"""

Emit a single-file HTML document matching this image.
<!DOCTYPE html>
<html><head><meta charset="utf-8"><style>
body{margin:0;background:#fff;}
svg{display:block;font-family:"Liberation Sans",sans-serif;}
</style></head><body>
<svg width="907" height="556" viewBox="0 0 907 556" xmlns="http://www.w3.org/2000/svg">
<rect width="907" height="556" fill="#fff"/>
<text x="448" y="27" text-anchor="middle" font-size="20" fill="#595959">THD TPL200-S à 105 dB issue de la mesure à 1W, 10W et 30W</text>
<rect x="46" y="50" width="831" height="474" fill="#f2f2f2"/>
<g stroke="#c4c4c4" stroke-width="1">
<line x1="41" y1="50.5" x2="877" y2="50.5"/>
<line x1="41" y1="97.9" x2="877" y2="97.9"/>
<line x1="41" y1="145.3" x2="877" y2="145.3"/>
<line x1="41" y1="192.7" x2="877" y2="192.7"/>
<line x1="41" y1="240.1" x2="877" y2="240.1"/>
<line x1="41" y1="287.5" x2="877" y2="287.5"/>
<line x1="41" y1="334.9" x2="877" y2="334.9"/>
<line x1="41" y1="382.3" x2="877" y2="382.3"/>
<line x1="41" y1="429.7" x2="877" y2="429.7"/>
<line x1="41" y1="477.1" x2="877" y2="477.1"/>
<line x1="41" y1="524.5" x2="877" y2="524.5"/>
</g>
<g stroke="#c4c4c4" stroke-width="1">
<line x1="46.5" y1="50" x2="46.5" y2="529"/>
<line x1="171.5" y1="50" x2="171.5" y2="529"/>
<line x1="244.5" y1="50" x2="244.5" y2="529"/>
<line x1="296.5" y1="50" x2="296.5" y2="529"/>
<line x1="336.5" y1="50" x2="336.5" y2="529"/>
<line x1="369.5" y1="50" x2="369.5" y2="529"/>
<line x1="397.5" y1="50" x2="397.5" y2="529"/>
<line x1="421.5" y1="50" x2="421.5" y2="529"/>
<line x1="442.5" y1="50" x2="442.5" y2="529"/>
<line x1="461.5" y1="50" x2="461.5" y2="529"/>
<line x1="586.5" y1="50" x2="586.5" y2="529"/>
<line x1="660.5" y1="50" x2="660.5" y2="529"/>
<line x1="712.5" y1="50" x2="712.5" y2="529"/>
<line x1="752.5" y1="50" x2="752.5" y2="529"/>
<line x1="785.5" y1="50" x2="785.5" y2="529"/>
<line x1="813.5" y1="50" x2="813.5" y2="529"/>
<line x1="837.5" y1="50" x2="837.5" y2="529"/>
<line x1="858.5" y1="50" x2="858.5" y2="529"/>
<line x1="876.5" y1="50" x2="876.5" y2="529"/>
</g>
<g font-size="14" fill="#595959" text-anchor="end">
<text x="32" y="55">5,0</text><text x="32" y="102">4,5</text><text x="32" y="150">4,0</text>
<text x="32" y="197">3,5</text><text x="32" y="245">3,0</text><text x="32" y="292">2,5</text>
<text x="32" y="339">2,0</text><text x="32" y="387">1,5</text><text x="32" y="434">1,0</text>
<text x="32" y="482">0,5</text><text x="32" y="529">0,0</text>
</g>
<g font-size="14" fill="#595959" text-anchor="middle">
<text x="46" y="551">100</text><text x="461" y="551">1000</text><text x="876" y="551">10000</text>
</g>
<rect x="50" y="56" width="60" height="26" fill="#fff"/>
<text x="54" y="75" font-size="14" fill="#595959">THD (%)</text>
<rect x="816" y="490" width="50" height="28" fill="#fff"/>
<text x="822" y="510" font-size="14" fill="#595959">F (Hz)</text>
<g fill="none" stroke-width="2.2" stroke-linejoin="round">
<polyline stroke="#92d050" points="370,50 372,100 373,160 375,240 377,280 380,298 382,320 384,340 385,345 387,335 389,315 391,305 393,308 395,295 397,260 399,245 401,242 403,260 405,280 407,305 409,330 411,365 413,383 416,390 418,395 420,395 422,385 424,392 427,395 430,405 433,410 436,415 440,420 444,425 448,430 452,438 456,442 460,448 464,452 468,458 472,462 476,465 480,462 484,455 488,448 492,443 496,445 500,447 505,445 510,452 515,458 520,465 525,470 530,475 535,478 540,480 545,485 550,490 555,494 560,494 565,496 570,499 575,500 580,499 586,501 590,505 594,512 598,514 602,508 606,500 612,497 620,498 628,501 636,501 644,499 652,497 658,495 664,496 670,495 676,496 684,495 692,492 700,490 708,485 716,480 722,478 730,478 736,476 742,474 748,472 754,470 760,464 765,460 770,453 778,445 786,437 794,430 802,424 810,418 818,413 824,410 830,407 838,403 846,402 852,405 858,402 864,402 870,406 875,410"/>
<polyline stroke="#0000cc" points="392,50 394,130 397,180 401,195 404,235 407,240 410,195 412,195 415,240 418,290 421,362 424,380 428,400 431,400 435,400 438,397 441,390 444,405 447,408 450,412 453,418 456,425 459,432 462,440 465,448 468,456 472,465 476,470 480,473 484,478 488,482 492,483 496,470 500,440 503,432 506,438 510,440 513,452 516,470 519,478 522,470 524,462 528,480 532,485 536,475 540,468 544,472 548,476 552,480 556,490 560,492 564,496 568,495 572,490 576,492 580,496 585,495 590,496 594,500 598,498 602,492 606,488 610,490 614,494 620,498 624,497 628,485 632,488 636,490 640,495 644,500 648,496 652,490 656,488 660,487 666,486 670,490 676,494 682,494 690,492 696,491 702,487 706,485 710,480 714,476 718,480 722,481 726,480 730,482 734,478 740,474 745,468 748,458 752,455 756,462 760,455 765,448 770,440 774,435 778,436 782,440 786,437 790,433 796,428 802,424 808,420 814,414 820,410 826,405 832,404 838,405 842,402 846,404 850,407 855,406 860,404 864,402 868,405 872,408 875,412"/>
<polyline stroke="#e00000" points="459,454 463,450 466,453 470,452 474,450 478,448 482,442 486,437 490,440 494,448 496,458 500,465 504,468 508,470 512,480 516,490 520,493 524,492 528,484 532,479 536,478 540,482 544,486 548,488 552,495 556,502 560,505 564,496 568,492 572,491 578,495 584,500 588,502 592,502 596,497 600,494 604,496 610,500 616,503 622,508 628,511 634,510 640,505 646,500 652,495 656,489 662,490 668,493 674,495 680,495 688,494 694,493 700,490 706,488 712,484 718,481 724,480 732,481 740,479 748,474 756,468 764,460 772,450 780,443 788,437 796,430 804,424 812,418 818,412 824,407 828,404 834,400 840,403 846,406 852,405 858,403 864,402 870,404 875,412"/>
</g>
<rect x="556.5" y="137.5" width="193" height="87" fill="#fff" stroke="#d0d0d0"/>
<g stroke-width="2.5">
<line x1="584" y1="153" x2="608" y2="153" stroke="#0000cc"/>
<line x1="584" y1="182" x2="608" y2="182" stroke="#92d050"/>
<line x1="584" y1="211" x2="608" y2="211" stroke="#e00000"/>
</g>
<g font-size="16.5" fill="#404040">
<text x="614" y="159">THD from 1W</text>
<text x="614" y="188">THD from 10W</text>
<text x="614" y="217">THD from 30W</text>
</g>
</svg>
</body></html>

"""
"""

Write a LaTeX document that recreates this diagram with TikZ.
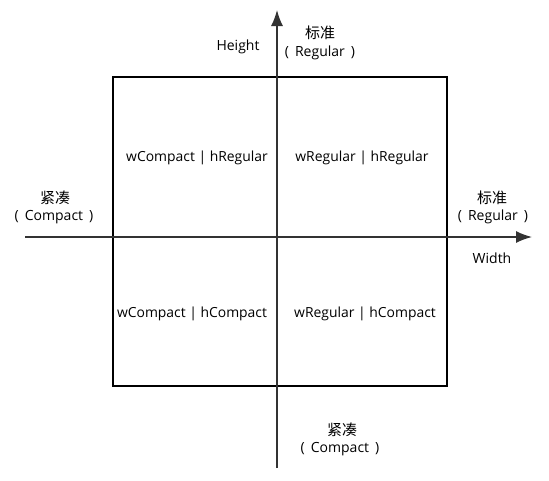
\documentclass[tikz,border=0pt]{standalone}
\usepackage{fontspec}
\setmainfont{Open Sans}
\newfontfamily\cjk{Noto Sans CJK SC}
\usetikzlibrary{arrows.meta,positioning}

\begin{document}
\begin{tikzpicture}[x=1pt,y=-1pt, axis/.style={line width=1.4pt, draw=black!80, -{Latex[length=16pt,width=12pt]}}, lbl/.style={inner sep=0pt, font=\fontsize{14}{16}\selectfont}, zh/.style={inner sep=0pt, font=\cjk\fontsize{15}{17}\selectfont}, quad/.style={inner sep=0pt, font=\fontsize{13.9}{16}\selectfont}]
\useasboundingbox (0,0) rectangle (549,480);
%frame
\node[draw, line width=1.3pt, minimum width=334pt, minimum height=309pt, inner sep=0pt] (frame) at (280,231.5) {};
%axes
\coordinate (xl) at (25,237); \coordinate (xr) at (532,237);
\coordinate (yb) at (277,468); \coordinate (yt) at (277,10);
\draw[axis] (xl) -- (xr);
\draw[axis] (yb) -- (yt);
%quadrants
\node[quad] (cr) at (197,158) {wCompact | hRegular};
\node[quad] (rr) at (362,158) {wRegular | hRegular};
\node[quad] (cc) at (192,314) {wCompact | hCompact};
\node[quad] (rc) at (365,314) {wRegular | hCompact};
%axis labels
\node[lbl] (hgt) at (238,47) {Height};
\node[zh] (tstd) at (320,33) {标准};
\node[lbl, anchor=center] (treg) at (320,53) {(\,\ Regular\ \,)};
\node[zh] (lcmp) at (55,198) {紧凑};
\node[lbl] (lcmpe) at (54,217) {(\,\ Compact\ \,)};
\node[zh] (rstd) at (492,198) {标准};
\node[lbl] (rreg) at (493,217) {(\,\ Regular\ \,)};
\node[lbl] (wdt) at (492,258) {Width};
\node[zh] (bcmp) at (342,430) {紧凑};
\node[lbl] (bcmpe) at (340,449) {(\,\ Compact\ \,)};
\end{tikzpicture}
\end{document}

"""
"""

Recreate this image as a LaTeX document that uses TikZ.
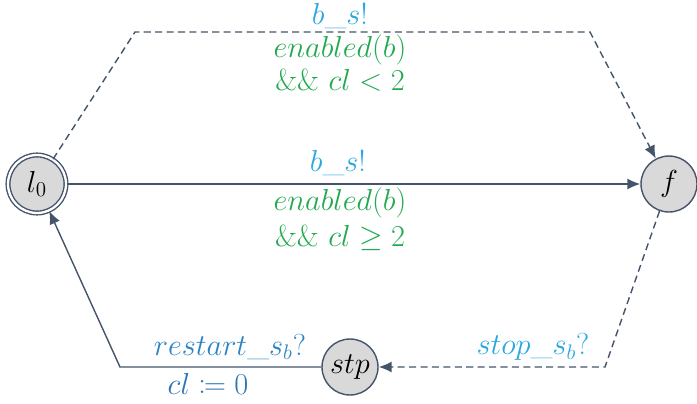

"""

Your task: Check each line above for the word "this", and copy the lines where it appears.

Response below:
Emit a single-file HTML document matching this image.
Write a LaTeX document that recreates this diagram with TikZ.
Recreate this image as a LaTeX document that uses TikZ.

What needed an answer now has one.